They are Native
Americans by birth and blood, and we have no right to dispossess
them by law of what we have given them by blood. We destroy their
feelings by despoiling them of their rights, and by it we weaken our
own cause. Give them the same rights and privileges that we extend
to that miserable class of foreigners who are spreading pestilence
and death over our social institutions, and we would have nothing to
fear from them, but rather find them our strongest protectors.

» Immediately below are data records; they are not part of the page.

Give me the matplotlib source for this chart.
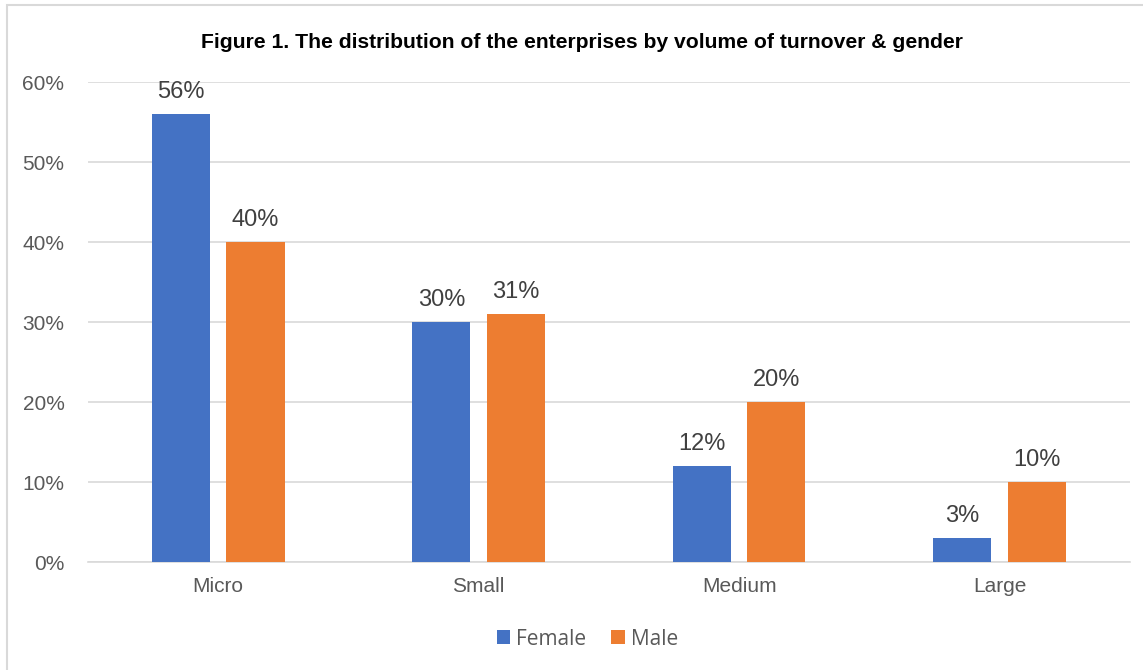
import numpy as np
import matplotlib.pyplot as plt
from matplotlib.patches import Rectangle

# ---------- DATA ----------
categories = ["Micro", "Small", "Medium", "Large"]
female = [56, 30, 12, 3]
male = [40, 31, 20, 10]
series_labels = ["Female", "Male"]
colors = ["#4472C4", "#ED7D31"]
title = "Figure 1. The distribution of the enterprises by volume of turnover & gender"

# ---------- PLOT ----------
fig = plt.figure(figsize=(11.43, 6.7), dpi=100)
ax = fig.add_axes([0.077, 0.161, 0.9115, 0.7166])

# chart border (Excel style, cut at right/bottom)
fig.patches.append(Rectangle((0.006, -0.05), 1.1, 0.9975 - 0.005 + 0.05,
                             transform=fig.transFigure, fill=False,
                             edgecolor="#d9d9d9", linewidth=1.5))

x = np.arange(len(categories))
w = 0.223
off = 0.143
for vals, lab, c, dx in zip([female, male], series_labels, colors, [-off, off]):
    bars = ax.bar(x + dx, vals, width=w, color=c, label=lab, zorder=3)
    for b, v in zip(bars, vals):
        ax.annotate(f"{v}%", (b.get_x() + b.get_width() / 2, v),
                    xytext=(0, 11.5), textcoords="offset points",
                    ha="center", va="baseline", fontsize=17, color="#404040",
                    family="Liberation Sans")

ax.set_xlim(-0.5, len(categories) - 0.5)
ax.set_ylim(0, 60)
ax.set_yticks(np.arange(0, 61, 10))
ax.set_yticklabels([f"{t}%" for t in range(0, 61, 10)])
ax.set_xticks(x)
ax.set_xticklabels(categories)
ax.grid(axis="y", color="#d9d9d9", linewidth=1.2, zorder=0)
for s in ["top", "right", "left"]:
    ax.spines[s].set_visible(False)
ax.spines["bottom"].set_color("#d9d9d9")
ax.spines["bottom"].set_linewidth(1.2)
ax.tick_params(axis="both", length=0, labelsize=15, labelcolor="#595959")
ax.tick_params(axis="y", pad=17)
ax.tick_params(axis="x", pad=11)
for t in ax.get_xticklabels() + ax.get_yticklabels():
    t.set_family("Liberation Sans")

fig.text(0.509, 0.937, title, ha="center", va="center", fontsize=15.2,
         fontweight="bold", family="Liberation Sans", color="black")

fig.legend(loc="center", bbox_to_anchor=(0.514, 0.046), ncol=2, frameon=False,
           handlelength=0.65, handleheight=0.65, handletextpad=0.3,
           columnspacing=1.2, prop={"family": "Open Sans", "size": 15},
           labelcolor="#595959")

fig.savefig("out.png", dpi=100)
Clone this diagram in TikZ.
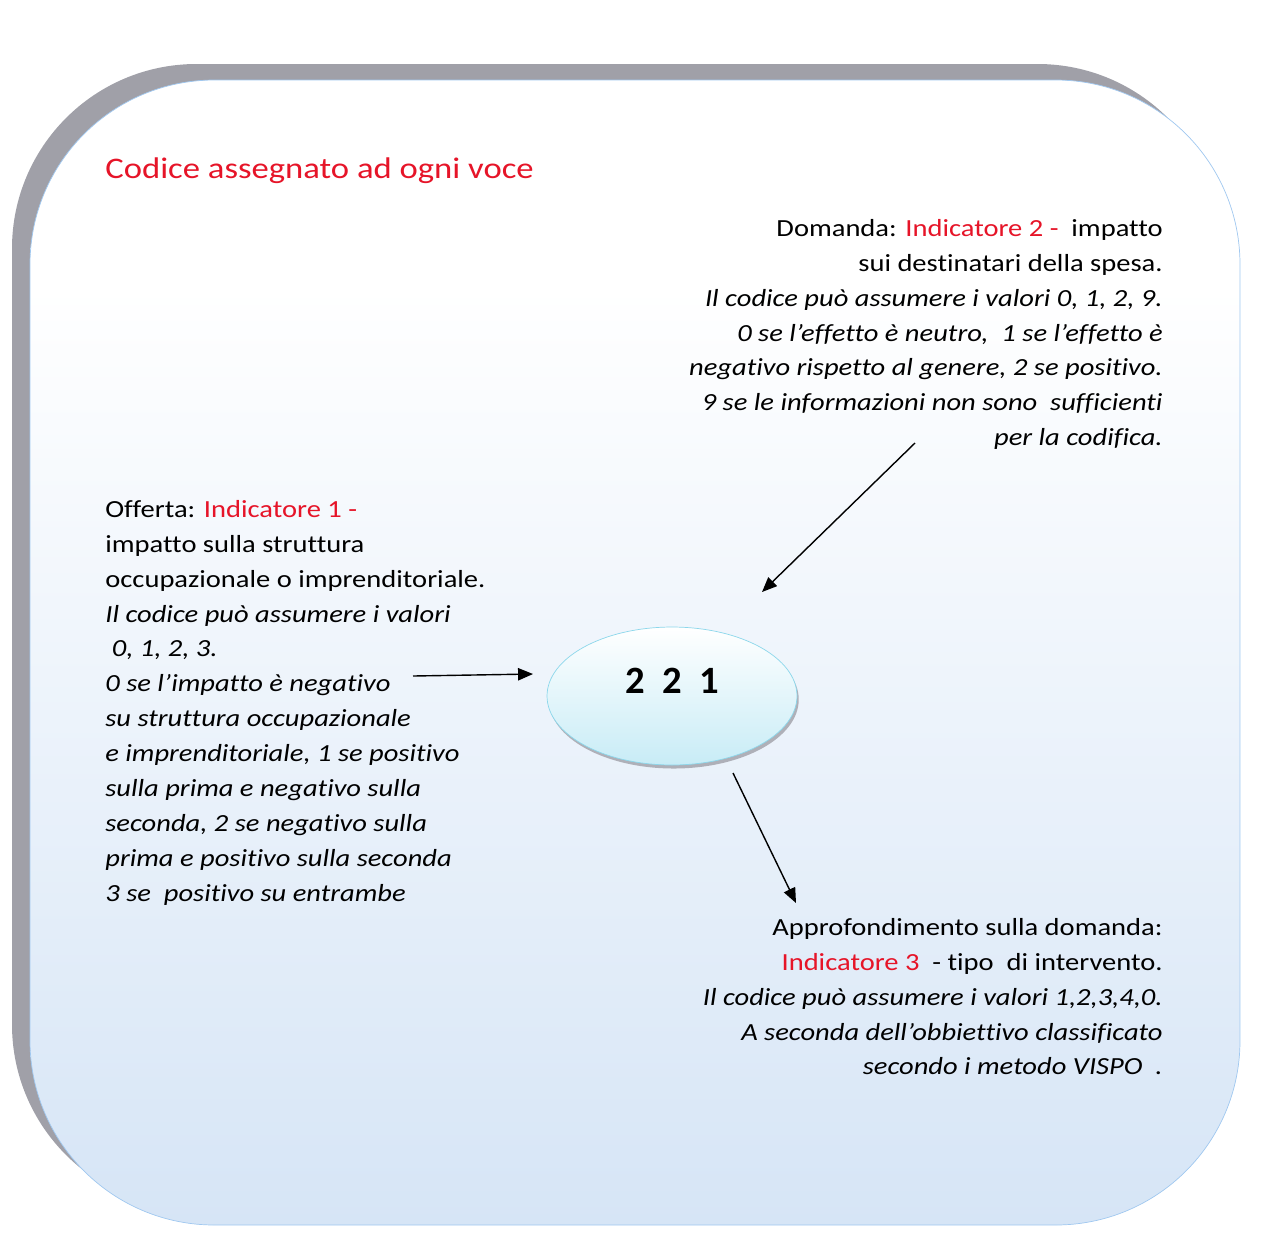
\documentclass[tikz,border=0pt]{standalone}
\usepackage{fontspec}
\setmainfont{Carlito}
\newfontfamily\bodyfont{Carlito}[FakeStretch=1.16, Ligatures=NoCommon]
\usetikzlibrary{arrows.meta,shapes.geometric,shadows}

\definecolor{indred}{RGB}{230,20,40}
\definecolor{boxblue}{RGB}{214,229,246}
\definecolor{boxline}{RGB}{160,200,240}
\definecolor{shadowgray}{RGB}{160,160,168}
\definecolor{ellcyan}{RGB}{200,236,246}
\definecolor{ellline}{RGB}{140,215,235}

\pgfdeclareverticalshading{boxshade}{100bp}{color(0bp)=(boxblue); color(25bp)=(boxblue); color(66bp)=(white); color(100bp)=(white)}

\tikzset{
  txt/.style={inner sep=0pt, font=\bodyfont\fontsize{14}{19.85}\selectfont},
  arr/.style={-{Triangle[length=8.5pt,width=7pt]}, line width=0.8pt},
}

\begin{document}
\begin{tikzpicture}[x=0.02cm, y=-0.02cm]

    \useasboundingbox (0,0) rectangle (1261,1232);

    % Box with its shadow
    \fill[shadowgray, rounded corners=105pt] (12,64) rectangle (1222,1209);
    \draw[boxline, shading=boxshade, rounded corners=105pt] (30,80) rectangle (1240,1225);

    % Title
    \node[txt, anchor=base west, font=\bodyfont\fontsize{17}{21}\selectfont, text=indred] (title) at (105,178) {Codice assegnato ad ogni voce};

    % The code
    \node[ellipse, minimum width=5cm, minimum height=2.76cm, inner sep=0pt, draw=ellline, top color=white, bottom color=ellcyan,
          drop shadow={shadow xshift=1pt, shadow yshift=-2pt, fill=shadowgray, opacity=0.8}] (code) at (672,696) {};
    \node[font=\fontsize{22}{26}\selectfont\bfseries] (codetxt) at (672,681) {2\ \ 2\ \ 1};

    % Indicatore 2
    \node[txt, align=right, anchor=north east] (dom) at (1163,219) {%
      Domanda: \textcolor{indred}{Indicatore 2 -}\ \ impatto\\
      sui destinatari della spesa.\\
      \textit{Il codice può assumere i valori 0, 1, 2, 9.}\\
      \textit{0 se l’effetto è neutro,\ \ 1 se l’effetto è}\\
      \textit{negativo rispetto al genere, 2 se positivo.}\\
      \textit{9 se le informazioni non sono\ \ sufficienti}\\
      \textit{per la codifica.}};

    % Indicatore 1
    \node[txt, align=left, anchor=north west] (off) at (105,500) {%
      Offerta: \textcolor{indred}{Indicatore 1 -}\\
      impatto sulla struttura\\
      occupazionale o imprenditoriale.\\
      \textit{Il codice può assumere i valori}\\
      \textit{\ 0, 1, 2, 3.}\\
      \textit{0 se l’impatto è negativo}\\
      \textit{su struttura occupazionale}\\
      \textit{e imprenditoriale, 1 se positivo}\\
      \textit{sulla prima e negativo sulla}\\
      \textit{seconda, 2 se negativo sulla}\\
      \textit{prima e positivo sulla seconda}\\
      \textit{3 se\ \ positivo su entrambe}};

    % Indicatore 3
    \node[txt, align=right, anchor=north east] (appr) at (1163,918) {%
      Approfondimento sulla domanda:\\
      \textcolor{indred}{Indicatore 3}\ \ - tipo\ \ di intervento.\\
      \textit{Il codice può assumere i valori 1,2,3,4,0.}\\
      \textit{A seconda dell’obbiettivo classificato}\\
      \textit{secondo i metodo VISPO\ \ .}};

    % Arrows
    \coordinate (domtip) at (915,443);
    \coordinate (domend) at (762,592);
    \coordinate (offtip) at (413,676);
    \coordinate (offend) at (533,674);
    \coordinate (apprtip) at (733,773);
    \coordinate (apprend) at (796,903);
    \draw[arr] (domtip) -- (domend);
    \draw[arr] (offtip) -- (offend);
    \draw[arr] (apprtip) -- (apprend);

\end{tikzpicture}
\end{document}
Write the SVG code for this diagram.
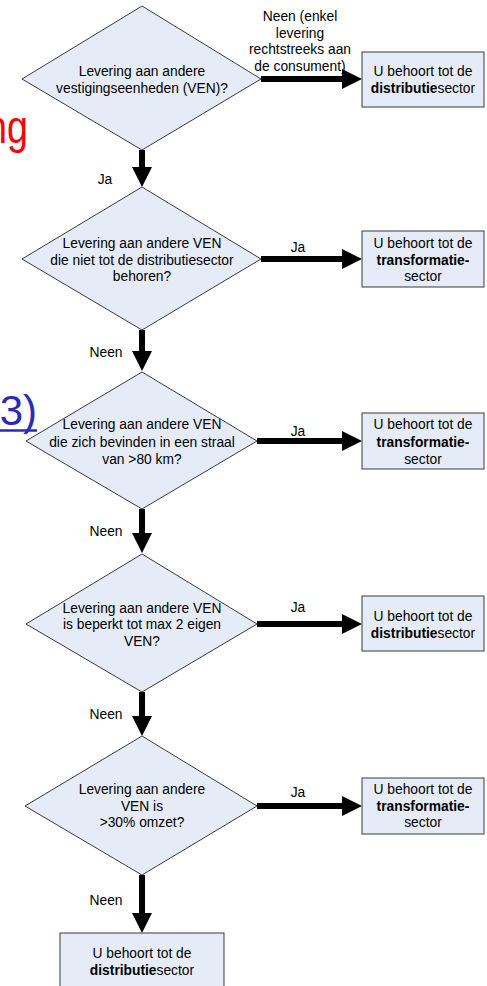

I
want to see a law taking from that class of men the power to lord it
over and abuse them."
A friend, who has resided several years in Charleston, strong in his
feelings of Southern rights, and whose keen observation could not
fail to detect the working of different phases of the slave
institution, informed us that he had conversed with a great many
very intelligent and enterprising men belonging to that large class
of "bright" men in Charleston, and that which appeared to pain them
most was the manner they were treated by foreigners of the lowest
class; that rights which they had inherited by birth and blood were
taken away from them; that, being subjected to the same law which
governed the most abject slave, every construction of it went to
degrade them, while it gave supreme power to the most degraded white
to impose upon them, and exercise his vindictive feelings toward
them; that no consideration being given to circumstances, the least
deviation from the police regulations made to govern negroes, was
taken advantage of by the petty guardmen, who either extorted a fee
to release them, or dragged them to the police-office, where their
oath was nothing, even if supported by testimony of their own color;
but the guardman's word was taken as positive proof.